The principal opponent of the Polish move, diplomats said, has been France, where president Nicolas Sarkozy has long viewed the new pact as a way to create a “two-speed Europe”, with eurozone countries moving into a tighter subgroup as the remaining 10 nations gradually become less integrated with their brethren in the single currency.

French objections centre around Poland’s unwillingness to be subject to the treaty’s main elements – a series of debt and deficit limits that will be enforced by fines, which would now only affect eurozone members – and to contribute to the eurozone’s new €500bn bail-out system. Without shouldering such burdens, France has argued, Poland should not be allowed at the table.

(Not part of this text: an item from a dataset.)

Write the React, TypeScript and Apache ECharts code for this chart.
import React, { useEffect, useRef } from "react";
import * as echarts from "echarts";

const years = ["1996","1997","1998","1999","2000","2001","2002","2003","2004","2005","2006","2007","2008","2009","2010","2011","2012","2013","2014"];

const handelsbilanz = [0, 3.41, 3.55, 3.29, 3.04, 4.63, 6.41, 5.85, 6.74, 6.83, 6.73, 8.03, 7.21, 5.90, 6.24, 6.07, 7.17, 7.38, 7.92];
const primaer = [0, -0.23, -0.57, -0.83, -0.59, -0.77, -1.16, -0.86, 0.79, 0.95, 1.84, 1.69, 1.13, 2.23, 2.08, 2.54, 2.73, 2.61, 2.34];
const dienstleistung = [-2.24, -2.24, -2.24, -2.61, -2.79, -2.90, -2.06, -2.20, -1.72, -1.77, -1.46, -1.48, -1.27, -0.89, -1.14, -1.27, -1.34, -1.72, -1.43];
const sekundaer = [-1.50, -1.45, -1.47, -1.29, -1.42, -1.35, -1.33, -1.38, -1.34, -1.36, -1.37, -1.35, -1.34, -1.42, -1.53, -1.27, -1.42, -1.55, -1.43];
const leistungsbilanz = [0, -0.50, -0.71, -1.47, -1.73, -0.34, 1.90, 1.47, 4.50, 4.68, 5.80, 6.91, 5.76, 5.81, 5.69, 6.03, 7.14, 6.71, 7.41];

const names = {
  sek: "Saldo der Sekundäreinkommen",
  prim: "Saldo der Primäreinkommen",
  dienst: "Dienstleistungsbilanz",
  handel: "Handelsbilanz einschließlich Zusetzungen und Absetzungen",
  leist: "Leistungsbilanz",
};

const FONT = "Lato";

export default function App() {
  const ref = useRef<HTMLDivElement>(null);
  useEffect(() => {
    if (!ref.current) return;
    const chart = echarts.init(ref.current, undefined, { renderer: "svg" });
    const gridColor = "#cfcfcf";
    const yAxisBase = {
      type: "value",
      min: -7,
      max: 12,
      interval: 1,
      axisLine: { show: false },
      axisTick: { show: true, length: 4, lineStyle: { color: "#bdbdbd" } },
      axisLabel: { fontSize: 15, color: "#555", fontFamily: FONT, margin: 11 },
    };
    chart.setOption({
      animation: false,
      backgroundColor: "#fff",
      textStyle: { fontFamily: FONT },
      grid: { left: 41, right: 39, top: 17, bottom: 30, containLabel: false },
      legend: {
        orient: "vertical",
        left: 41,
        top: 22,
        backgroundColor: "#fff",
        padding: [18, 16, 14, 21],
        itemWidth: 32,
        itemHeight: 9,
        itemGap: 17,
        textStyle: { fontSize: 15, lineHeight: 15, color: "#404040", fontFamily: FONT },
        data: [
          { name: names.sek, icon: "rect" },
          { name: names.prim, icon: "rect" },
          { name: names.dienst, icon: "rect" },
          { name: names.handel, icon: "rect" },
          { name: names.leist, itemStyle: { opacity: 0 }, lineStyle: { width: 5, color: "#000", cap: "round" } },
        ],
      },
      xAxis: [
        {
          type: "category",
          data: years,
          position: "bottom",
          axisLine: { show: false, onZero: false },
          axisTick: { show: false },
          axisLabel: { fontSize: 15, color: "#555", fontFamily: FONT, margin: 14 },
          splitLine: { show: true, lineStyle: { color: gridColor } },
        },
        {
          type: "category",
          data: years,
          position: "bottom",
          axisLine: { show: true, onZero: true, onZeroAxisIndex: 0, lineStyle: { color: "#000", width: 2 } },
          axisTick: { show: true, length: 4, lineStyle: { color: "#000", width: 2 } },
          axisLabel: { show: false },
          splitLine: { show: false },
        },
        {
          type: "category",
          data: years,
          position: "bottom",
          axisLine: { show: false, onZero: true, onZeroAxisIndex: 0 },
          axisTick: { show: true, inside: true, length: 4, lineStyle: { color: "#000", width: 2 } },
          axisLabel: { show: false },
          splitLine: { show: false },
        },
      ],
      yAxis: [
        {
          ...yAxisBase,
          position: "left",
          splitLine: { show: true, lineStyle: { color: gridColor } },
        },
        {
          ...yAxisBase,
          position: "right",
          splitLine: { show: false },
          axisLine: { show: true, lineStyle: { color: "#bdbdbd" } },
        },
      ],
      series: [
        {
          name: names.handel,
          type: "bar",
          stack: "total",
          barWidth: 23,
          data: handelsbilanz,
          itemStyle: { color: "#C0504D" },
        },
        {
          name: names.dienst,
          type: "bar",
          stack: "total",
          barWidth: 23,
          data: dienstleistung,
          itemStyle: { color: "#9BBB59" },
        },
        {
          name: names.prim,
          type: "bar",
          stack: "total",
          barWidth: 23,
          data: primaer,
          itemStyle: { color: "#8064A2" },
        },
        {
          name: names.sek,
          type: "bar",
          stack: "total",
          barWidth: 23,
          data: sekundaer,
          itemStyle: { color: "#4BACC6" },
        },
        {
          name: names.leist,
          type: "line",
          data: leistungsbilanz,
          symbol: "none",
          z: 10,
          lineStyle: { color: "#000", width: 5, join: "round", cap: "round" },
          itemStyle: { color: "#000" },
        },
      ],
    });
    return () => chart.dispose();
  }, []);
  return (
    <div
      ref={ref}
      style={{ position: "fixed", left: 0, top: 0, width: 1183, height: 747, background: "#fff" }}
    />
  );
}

Last year, Mr Tusk angrily rebuffed a Franco-German “pact for the euro” which would have had eurozone members commit to budget and economic measures that went beyond current EU strictures. Eventually, the agreement was renamed the “euro-plus pact” and Poland, along with some other non-euro countries, became signatories.
Three Speed Europe

Clearly we have the Euro Pact, the Euro-Plus Pact, and the 27-nation EU-Pact. That sounds like three tables to me. Poland demanded the topic be debated on Monday in a gathering of European heads of state. The Financial Times says the "prospect could lead to another summit that stretches late into the night."

I say count on it. If there is another disagreement on a major issue will there be a 4th table? Meanwhile, I have to ask why the British would want to be at any table.